The request: Omitting the pictures, copy exactly each line from the one containing "Generate a Python" up to and including the one containing "b2 = ax.bar(x".

Material to process:
◆ ◆ ◆ ◆ ◆ ◆ ◆

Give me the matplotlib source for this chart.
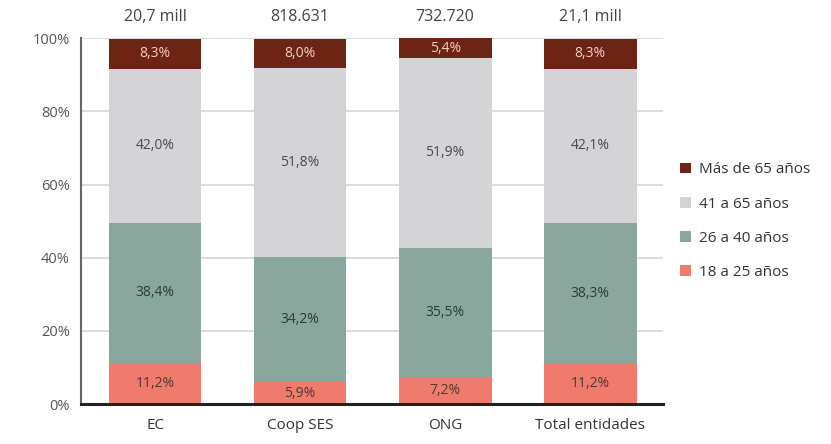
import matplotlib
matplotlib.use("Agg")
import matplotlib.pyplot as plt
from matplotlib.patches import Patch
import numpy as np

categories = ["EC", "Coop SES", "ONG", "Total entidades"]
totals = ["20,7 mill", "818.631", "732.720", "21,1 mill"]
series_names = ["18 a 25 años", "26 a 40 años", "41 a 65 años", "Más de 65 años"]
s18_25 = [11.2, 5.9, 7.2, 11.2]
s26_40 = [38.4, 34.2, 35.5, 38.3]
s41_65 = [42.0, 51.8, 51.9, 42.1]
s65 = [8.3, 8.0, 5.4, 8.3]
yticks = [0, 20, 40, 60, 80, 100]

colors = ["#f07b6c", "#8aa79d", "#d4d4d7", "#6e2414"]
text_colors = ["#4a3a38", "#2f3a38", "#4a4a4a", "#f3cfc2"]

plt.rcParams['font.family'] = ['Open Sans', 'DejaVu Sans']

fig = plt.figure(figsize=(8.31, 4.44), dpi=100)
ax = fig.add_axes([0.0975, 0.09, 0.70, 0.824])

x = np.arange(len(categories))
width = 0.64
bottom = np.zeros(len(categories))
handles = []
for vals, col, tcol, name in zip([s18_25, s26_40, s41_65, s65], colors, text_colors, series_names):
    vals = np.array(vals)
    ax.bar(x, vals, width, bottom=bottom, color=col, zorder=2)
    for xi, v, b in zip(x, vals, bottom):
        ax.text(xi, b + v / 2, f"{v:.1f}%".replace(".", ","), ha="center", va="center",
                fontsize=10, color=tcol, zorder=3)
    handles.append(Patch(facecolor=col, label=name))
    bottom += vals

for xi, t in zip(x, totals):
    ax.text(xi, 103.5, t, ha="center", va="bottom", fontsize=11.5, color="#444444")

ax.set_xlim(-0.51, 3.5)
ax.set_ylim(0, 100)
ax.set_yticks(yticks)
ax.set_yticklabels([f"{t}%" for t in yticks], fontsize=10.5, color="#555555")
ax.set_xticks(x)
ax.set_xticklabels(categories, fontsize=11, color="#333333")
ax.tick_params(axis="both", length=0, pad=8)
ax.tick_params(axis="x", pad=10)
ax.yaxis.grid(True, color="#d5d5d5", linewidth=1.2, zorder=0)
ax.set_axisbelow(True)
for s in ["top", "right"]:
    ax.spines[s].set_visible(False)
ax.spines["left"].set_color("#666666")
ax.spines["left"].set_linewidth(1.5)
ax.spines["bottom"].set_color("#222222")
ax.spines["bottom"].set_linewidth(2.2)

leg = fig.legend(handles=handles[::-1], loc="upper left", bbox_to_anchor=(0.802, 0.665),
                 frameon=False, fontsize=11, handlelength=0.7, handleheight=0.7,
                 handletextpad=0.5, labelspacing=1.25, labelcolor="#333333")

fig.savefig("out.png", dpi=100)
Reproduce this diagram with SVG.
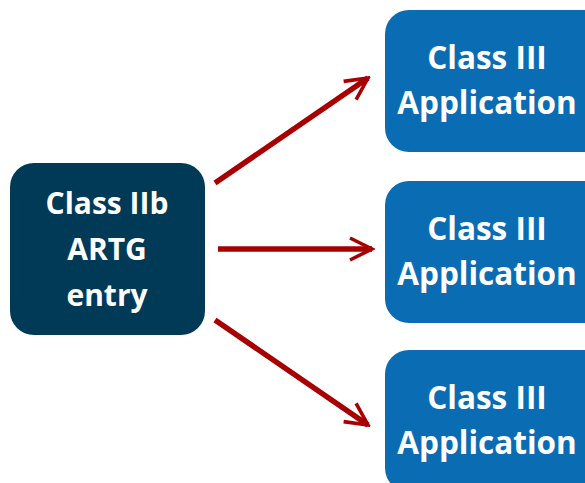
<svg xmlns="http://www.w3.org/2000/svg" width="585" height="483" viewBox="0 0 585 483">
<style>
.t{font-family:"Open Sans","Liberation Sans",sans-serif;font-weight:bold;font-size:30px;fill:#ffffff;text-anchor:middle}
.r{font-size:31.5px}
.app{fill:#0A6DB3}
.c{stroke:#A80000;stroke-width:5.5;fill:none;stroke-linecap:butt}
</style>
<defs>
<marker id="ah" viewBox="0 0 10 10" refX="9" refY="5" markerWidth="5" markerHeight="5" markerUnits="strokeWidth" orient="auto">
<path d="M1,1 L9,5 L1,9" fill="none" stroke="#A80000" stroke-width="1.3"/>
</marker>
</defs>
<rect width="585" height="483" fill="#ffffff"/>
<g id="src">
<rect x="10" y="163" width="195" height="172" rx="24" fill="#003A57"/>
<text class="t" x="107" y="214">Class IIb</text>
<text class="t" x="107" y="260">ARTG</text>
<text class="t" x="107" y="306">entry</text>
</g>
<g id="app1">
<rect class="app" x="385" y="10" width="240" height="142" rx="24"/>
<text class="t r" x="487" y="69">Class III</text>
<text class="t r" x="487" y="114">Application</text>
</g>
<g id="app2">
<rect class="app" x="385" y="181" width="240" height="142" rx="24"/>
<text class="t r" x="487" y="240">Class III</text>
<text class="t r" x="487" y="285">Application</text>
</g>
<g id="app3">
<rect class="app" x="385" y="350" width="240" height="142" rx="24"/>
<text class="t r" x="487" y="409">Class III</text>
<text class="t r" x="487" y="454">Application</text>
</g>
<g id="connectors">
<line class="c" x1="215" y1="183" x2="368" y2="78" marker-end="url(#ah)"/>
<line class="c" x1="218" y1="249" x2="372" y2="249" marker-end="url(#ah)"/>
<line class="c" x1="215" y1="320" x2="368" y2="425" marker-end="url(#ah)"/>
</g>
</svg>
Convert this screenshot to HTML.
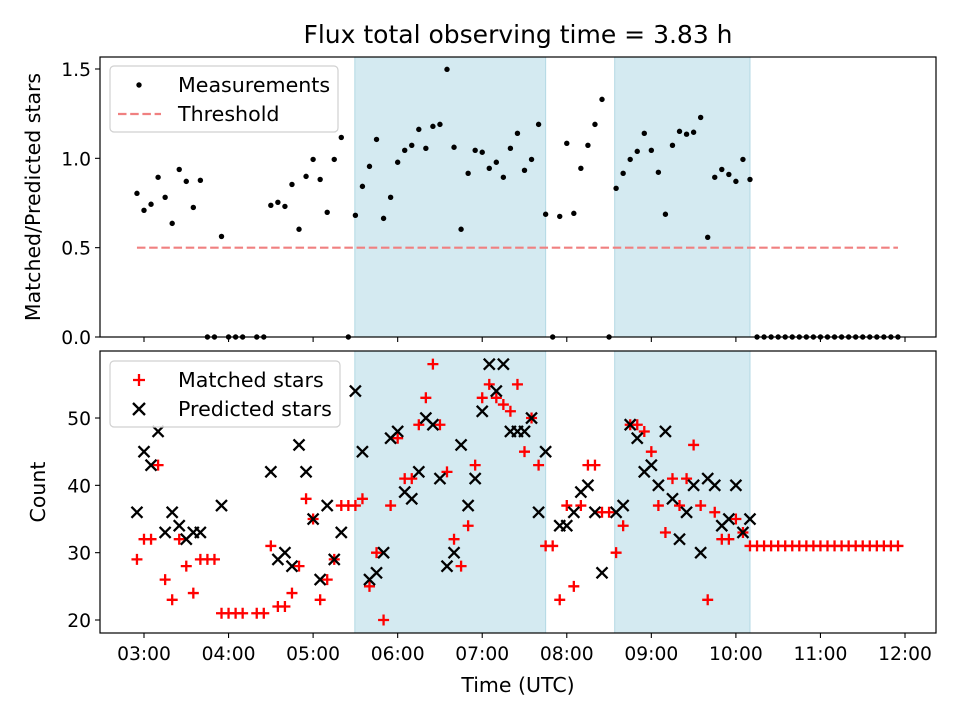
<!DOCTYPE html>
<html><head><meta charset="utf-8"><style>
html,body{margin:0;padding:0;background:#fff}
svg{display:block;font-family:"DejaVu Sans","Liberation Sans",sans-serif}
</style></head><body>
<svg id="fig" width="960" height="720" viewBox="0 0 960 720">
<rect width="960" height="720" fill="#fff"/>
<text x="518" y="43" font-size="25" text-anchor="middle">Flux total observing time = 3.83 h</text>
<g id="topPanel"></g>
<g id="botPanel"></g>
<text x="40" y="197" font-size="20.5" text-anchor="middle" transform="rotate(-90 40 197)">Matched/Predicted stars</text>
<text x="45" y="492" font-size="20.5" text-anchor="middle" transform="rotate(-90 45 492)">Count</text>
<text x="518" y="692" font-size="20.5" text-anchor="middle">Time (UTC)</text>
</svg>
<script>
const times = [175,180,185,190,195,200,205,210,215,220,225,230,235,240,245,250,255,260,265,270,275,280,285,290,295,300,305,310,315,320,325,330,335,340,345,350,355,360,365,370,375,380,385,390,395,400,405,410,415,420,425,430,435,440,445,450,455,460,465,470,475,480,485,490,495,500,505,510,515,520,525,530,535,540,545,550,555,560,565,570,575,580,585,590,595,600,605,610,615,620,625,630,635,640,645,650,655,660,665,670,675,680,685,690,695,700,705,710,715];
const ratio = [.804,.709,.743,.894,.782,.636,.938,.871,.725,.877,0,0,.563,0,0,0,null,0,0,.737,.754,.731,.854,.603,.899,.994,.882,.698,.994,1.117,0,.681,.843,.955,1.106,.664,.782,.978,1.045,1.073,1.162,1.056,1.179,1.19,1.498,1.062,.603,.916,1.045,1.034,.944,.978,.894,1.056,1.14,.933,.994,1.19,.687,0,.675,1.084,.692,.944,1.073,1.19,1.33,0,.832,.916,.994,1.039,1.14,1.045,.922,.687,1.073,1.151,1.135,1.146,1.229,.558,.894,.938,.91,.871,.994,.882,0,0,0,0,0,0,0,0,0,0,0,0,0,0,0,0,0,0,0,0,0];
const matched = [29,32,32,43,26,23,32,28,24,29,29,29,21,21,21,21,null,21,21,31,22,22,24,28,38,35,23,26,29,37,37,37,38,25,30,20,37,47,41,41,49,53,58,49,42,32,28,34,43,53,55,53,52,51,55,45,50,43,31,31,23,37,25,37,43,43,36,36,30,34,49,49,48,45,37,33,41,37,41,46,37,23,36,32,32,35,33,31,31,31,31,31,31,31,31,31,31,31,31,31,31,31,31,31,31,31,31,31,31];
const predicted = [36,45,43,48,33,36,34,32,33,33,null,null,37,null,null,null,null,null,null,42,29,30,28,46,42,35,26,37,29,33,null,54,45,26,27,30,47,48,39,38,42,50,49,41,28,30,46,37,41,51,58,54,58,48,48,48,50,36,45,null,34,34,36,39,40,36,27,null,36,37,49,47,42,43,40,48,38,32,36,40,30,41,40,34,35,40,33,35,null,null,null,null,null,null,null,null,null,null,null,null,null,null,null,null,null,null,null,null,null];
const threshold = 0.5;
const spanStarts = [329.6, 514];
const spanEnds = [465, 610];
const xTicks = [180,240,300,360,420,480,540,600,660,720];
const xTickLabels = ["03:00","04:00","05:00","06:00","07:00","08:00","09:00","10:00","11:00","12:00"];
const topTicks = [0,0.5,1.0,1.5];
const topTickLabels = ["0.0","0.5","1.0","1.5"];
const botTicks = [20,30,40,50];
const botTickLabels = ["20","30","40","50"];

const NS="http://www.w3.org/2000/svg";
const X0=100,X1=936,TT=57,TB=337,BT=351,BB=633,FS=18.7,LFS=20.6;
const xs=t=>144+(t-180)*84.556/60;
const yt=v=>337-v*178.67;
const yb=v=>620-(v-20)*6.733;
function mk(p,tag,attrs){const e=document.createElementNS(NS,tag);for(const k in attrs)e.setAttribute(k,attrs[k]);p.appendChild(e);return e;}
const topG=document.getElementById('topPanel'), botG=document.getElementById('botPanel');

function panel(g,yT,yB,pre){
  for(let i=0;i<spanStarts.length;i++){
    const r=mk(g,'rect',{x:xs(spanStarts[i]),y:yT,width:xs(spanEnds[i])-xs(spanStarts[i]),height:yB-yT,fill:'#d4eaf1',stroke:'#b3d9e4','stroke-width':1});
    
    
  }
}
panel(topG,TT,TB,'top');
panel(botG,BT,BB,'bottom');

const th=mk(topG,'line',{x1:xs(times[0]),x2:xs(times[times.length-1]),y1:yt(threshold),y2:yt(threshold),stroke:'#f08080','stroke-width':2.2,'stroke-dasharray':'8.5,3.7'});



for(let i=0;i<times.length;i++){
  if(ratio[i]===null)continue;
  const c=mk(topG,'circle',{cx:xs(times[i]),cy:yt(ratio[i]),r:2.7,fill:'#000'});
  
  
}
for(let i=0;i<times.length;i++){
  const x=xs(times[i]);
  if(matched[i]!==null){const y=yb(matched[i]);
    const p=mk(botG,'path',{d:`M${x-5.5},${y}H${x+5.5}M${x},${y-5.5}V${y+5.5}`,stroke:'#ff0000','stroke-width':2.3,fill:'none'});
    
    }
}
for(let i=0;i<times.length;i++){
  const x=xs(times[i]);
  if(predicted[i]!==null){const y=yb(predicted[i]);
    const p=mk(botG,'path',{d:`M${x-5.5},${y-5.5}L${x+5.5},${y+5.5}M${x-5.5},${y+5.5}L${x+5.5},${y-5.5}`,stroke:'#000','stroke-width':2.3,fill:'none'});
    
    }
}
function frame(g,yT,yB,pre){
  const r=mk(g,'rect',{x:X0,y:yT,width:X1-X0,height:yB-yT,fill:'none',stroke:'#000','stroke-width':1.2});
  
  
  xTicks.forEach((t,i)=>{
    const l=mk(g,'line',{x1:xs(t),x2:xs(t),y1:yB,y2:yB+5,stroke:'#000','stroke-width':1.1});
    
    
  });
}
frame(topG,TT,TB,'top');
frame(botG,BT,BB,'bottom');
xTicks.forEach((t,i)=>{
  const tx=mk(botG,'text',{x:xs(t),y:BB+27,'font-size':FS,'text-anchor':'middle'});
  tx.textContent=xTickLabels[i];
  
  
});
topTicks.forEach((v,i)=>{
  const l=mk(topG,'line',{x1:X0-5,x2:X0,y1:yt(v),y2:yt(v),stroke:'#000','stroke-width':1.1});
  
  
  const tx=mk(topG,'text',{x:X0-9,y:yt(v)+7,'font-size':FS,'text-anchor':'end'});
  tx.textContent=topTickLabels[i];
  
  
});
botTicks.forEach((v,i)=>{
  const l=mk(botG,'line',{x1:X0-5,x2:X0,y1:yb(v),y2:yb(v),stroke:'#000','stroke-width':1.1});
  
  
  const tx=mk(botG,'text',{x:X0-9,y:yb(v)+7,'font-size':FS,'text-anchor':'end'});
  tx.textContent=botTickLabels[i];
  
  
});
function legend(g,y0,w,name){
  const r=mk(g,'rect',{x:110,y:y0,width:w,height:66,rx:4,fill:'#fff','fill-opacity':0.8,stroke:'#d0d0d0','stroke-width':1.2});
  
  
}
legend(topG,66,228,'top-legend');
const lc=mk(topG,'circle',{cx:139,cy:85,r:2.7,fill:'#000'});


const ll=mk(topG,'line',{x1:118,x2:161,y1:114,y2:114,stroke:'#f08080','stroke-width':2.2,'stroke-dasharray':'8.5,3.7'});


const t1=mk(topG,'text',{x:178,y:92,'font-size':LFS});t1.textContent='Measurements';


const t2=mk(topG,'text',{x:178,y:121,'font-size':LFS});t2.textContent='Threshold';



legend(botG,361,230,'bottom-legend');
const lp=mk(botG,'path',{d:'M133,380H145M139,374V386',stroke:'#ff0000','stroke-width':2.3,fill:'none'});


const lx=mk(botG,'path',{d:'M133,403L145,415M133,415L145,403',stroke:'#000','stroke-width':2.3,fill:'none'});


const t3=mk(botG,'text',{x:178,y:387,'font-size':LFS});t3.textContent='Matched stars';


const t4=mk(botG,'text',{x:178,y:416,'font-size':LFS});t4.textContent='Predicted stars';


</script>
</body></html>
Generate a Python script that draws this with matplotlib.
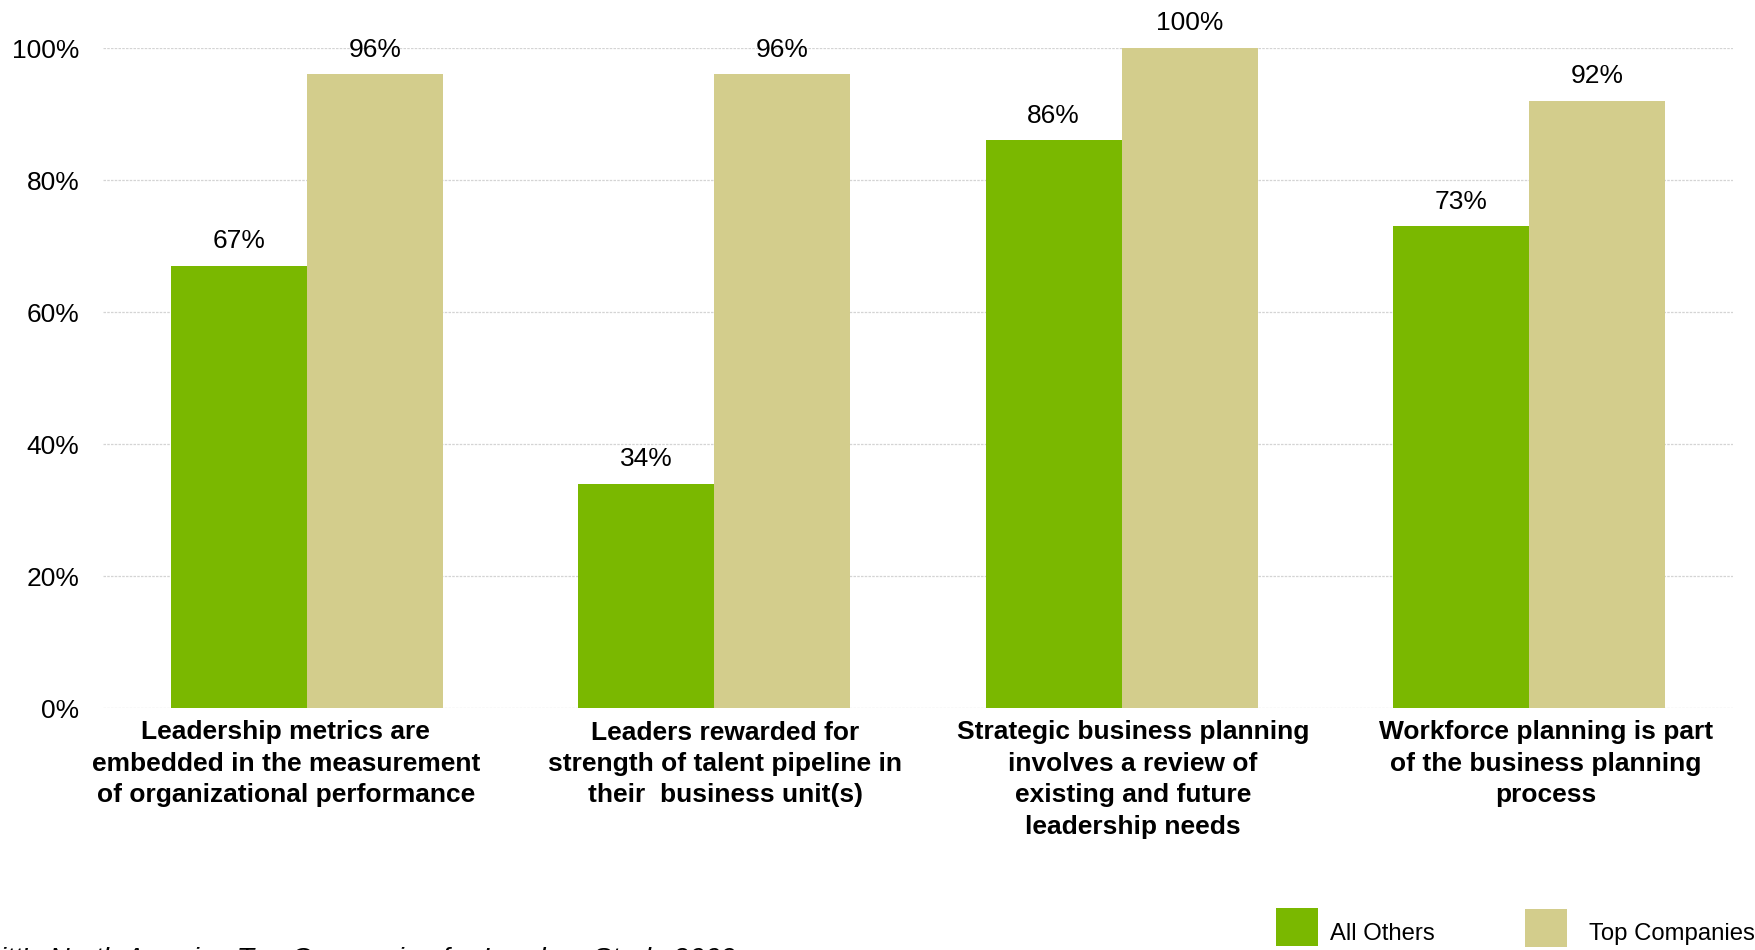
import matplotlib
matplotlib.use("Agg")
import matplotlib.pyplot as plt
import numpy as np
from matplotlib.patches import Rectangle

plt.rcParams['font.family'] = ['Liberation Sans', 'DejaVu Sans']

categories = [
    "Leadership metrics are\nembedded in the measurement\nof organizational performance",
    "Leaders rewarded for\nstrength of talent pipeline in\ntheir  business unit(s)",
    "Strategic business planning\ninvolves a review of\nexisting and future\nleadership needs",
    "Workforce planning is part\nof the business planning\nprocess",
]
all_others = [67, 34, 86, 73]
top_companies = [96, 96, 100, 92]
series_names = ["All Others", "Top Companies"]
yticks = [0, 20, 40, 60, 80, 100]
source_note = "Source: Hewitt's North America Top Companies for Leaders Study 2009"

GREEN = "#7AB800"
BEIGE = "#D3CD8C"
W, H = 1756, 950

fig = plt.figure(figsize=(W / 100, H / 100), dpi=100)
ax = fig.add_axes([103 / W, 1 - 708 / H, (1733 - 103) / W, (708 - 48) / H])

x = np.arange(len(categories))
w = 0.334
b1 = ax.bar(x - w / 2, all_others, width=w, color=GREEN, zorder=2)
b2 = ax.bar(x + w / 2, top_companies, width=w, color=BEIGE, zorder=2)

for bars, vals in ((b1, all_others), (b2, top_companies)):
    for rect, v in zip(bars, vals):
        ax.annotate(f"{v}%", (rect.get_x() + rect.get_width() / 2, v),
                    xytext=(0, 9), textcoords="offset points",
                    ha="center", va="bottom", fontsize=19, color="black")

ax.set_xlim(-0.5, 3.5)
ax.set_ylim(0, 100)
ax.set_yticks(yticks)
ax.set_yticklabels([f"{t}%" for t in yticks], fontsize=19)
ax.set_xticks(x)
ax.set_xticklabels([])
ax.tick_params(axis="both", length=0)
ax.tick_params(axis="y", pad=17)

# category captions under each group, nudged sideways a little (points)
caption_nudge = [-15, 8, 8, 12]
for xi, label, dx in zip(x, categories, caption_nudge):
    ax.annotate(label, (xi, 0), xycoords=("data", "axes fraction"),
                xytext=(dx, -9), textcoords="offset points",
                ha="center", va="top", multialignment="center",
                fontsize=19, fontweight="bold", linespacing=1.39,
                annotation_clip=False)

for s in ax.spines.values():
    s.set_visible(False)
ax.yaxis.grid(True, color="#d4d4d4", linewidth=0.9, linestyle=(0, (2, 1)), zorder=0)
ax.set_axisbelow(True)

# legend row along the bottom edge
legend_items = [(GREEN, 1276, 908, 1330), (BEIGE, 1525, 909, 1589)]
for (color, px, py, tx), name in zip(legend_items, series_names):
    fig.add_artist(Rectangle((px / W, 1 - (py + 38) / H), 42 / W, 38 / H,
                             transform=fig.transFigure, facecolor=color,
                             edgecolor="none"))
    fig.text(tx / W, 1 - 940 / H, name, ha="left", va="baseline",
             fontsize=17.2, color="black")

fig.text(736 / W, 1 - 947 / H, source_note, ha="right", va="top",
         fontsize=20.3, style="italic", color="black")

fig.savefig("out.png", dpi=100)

◆ ◆ ◆ ◆ ◆ ◆ ◆

Exercise output:
Generate a Python script that draws this with matplotlib.
import matplotlib
matplotlib.use("Agg")
import matplotlib.pyplot as plt
import numpy as np
from matplotlib.patches import Rectangle

plt.rcParams['font.family'] = ['Liberation Sans', 'DejaVu Sans']

categories = [
    "Leadership metrics are\nembedded in the measurement\nof organizational performance",
    "Leaders rewarded for\nstrength of talent pipeline in\ntheir  business unit(s)",
    "Strategic business planning\ninvolves a review of\nexisting and future\nleadership needs",
    "Workforce planning is part\nof the business planning\nprocess",
]
all_others = [67, 34, 86, 73]
top_companies = [96, 96, 100, 92]
series_names = ["All Others", "Top Companies"]
yticks = [0, 20, 40, 60, 80, 100]
source_note = "Source: Hewitt's North America Top Companies for Leaders Study 2009"

GREEN = "#7AB800"
BEIGE = "#D3CD8C"
W, H = 1756, 950

fig = plt.figure(figsize=(W / 100, H / 100), dpi=100)
ax = fig.add_axes([103 / W, 1 - 708 / H, (1733 - 103) / W, (708 - 48) / H])

x = np.arange(len(categories))
w = 0.334
b1 = ax.bar(x - w / 2, all_others, width=w, color=GREEN, zorder=2)
b2 = ax.bar(x + w / 2, top_companies, width=w, color=BEIGE, zorder=2)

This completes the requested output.